The series also highlighted community responses, including a PATH rapid re-housing program that combines state money with support from local human services agencies, landlords willing to take a chance and tenants wanting to improve their living situations.
Meanwhile, the city of Bloomington responded in September with stiffer fines for those who violate the city's property codes and more inspections for chronic violators.
McLean County jail addition completed
The three-story addition is located just east of the existing detention center in what was once a parking lot.
The concept of adding new space to the jail grew out of discussions in 2013 on deficiencies in housing conditions for inmates who entered the jail with a mental illness.
The 80,000-square-foot addition, completed by the McLean County Public Building Commission, includes new laundry, food service and visiting facilities. Renovation of portions of the existing jail will make room for a new medical unit scheduled to open in the summer.
Custody case draws national audience
A heated legal battle in McLean County court over custody of a 4-year-old boy ignited a coast-to-coast attention of social media users. Despite multiple court orders, Michael Cadena refused to return to Bloomington with his son Mikey for hearings with the boy’s mother, Amber Buck.

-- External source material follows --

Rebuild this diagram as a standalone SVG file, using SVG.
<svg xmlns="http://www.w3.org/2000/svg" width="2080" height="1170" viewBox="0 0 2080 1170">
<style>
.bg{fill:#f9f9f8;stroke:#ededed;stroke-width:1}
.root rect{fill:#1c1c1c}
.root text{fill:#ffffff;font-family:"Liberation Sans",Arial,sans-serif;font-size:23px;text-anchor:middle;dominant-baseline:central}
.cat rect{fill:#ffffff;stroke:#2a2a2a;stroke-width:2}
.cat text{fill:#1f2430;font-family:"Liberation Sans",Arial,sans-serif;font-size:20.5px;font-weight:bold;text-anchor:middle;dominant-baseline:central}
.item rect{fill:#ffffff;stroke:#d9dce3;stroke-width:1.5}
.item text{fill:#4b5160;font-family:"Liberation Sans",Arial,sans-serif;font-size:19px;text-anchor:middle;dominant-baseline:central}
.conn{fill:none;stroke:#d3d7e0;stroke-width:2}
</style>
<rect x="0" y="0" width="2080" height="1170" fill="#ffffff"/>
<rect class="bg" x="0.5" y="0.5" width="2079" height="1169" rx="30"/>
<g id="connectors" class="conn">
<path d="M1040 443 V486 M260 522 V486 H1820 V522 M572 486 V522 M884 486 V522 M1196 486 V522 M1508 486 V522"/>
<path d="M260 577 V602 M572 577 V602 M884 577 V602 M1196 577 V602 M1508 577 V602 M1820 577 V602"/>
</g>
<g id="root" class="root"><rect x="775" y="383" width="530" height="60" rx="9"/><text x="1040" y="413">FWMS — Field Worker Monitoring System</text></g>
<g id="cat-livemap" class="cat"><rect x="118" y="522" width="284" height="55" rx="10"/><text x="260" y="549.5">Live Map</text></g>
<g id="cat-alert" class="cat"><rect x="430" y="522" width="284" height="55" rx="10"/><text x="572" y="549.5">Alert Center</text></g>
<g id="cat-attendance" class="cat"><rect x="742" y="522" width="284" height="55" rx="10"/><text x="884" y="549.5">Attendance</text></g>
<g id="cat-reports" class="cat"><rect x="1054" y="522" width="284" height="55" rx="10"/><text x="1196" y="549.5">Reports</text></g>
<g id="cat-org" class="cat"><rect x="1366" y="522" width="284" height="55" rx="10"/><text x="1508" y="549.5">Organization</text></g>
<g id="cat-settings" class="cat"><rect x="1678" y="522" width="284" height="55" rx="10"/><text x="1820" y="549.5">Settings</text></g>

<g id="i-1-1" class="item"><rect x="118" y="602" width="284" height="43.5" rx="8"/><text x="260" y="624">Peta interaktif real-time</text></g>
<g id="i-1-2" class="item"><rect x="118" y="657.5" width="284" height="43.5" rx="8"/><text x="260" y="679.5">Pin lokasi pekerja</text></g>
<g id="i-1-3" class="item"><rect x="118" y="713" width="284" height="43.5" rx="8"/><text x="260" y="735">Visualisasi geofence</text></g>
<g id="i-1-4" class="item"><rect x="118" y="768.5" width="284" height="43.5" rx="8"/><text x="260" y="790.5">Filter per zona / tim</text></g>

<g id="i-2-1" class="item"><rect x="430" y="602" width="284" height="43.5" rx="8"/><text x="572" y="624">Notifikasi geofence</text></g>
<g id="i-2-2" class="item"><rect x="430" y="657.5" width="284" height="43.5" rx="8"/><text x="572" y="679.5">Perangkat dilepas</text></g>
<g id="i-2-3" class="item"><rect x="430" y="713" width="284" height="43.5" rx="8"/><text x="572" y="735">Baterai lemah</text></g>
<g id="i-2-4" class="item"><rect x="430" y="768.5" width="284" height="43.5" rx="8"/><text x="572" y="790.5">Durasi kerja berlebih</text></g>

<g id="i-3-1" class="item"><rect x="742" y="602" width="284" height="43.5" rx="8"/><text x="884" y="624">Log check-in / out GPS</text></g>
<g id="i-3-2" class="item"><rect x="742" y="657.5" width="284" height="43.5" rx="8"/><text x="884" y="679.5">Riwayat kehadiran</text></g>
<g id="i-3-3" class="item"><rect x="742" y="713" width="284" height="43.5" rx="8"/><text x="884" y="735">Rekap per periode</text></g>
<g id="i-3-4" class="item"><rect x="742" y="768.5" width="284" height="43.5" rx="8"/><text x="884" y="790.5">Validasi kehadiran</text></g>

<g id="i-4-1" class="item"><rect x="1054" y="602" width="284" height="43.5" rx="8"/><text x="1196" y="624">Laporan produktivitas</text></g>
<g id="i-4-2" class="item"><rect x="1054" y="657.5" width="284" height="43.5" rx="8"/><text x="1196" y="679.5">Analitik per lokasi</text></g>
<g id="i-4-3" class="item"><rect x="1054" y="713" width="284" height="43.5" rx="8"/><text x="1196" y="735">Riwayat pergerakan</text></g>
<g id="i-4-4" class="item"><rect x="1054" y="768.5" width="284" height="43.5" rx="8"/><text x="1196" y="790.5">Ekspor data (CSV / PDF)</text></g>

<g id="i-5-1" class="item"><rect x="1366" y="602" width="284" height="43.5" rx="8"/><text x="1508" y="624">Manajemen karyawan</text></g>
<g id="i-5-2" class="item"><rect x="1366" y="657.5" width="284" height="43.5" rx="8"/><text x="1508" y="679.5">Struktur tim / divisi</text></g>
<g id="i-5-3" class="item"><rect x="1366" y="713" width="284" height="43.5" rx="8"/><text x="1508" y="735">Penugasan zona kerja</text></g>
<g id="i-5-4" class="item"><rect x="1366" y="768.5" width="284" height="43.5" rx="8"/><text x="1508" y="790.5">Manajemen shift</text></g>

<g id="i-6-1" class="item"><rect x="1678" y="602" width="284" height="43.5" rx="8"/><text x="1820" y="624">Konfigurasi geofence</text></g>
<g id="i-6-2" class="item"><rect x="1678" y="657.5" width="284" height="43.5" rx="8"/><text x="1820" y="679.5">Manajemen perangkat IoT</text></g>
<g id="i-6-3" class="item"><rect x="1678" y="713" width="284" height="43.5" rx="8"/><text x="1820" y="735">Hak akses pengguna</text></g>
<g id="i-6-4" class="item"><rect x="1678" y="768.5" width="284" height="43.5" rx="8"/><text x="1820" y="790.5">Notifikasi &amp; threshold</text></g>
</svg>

Video of the child at a Massachusetts police station shortly before he was returned to his mother went viral as people following the case weighed in on which parent was better suited to care for the boy. Fundraising efforts were started to help the father cover legal expenses for his challenge to Buck's temporary custody.
A new judge named to the case in November ordered the parents to work toward setting up telephone visits between Cadena and the boy. The two have not spoken since October.

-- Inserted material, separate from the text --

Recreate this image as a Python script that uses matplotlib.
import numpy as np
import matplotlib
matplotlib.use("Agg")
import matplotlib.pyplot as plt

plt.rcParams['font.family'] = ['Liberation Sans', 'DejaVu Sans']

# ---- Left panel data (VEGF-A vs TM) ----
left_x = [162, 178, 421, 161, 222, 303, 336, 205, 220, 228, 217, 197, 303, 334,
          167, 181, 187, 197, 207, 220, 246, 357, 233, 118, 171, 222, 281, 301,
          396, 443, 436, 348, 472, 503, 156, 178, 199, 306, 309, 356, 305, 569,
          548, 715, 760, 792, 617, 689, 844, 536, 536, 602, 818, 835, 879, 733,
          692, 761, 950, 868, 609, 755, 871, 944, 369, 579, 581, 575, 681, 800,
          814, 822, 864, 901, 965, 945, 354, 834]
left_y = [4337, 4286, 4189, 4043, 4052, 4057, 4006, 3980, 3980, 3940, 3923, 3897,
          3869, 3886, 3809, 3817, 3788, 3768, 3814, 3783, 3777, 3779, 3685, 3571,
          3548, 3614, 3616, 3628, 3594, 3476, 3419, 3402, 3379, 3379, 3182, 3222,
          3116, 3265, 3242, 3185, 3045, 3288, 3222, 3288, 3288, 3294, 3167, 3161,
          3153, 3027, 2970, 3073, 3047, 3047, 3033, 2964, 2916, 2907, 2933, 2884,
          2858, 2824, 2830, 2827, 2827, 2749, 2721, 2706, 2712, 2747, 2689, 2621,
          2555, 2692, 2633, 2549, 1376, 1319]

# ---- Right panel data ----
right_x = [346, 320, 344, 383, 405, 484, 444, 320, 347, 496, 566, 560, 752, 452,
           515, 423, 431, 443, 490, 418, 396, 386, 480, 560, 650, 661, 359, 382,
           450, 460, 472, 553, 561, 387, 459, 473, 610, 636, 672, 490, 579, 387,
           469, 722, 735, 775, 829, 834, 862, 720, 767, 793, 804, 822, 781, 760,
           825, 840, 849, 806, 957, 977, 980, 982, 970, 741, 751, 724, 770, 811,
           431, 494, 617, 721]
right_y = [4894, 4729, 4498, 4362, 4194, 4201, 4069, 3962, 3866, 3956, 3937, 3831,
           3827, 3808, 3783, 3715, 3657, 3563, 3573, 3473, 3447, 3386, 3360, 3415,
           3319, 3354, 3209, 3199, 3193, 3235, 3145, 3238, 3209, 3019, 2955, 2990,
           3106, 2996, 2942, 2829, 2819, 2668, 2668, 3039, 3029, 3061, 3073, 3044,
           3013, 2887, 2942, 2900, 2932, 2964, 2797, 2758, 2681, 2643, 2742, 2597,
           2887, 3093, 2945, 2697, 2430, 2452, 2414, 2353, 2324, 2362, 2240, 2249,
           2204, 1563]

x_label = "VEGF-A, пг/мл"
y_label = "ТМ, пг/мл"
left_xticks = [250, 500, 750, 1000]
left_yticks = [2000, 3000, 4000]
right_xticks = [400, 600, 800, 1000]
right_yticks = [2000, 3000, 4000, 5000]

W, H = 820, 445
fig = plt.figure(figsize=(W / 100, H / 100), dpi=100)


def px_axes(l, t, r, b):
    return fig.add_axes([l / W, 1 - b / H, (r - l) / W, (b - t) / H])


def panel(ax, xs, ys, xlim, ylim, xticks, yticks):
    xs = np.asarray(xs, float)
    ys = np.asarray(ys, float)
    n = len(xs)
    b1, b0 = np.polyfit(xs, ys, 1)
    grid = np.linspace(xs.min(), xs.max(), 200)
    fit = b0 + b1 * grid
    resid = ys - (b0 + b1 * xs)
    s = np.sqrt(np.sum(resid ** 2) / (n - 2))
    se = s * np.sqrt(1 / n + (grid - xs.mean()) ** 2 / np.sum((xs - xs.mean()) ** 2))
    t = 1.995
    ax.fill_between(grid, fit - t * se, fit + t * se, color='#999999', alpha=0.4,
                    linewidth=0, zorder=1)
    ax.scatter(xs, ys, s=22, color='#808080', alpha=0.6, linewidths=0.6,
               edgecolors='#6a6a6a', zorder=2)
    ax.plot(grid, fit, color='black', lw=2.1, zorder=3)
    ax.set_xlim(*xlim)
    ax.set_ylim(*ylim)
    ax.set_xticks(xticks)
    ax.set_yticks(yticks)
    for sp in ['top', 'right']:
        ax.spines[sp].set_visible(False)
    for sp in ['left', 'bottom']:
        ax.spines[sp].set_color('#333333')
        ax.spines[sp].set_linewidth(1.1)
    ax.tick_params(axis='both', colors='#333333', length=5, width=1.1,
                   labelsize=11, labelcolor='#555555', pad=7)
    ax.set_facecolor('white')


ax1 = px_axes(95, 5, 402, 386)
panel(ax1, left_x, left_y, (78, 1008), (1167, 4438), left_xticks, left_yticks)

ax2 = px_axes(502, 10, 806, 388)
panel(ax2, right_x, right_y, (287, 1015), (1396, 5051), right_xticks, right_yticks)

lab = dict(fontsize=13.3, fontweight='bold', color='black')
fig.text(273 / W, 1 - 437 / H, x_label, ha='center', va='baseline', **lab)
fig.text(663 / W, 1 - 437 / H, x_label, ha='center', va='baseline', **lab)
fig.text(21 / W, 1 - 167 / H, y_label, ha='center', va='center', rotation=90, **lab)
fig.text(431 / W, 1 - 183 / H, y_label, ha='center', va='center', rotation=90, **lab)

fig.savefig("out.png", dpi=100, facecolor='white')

GCMS wins second straight title
Gibson City-Melvin-Sibley High School’s season-long mission to repeat as Class 2A state football champion was accomplished on Nov. 23 with a 35-16 victory over Maroa-Forsyth at Memorial Stadium in Champaign.
The Falcons shut out Maroa-Forsyth in the second half to pull away, finishing with a 14-0 record for the second year in a row and giving the Heart of Illinois Conference its fourth straight 2A state championship. Tri-Valley won the title in 2015 and Deer Creek-Mackinaw in 2016.
The Falcons also became the first 2A repeat champion since Aledo in 2001-02.
Eastland Mall sees more store losses, gains
Following a trend at many indoor malls across the country, Eastland Mall in Bloomington saw more of its major retailers close in 2018.
Meanwhile, H&M and Planet Fitness opened in a portion of the former J.C. Penney space, and an Outback Steakhouse opened in December in the mall's parking lot outside the former Macy's.
The company will pay a third less in property taxes after public officials agreed the mall declined from a property value of $50.7 million in 2017 to $34.4 million this year.
3 die after two semis collide on I-39
A head-on collision between two semitrailer trucks on Interstate 39 near Hudson on Sept. 19 resulted in a fiery crash that claimed three lives.
Guy L. Favorite IV, 43, of St. Charles, Mo., and Mladen Petrovic, 32, and Aleksandar Sakovski, 31, both of Brookfield, were killed in the crash. Autopsies showed all three victims died of blunt force injuries, according to the McLean County coroner's office.
Illinois State Police continue to investigate the crash.
Eyewitnesses told The Pantagraph that a northbound semi appeared to cross the median and collide with a southbound semi, triggering a large explosion.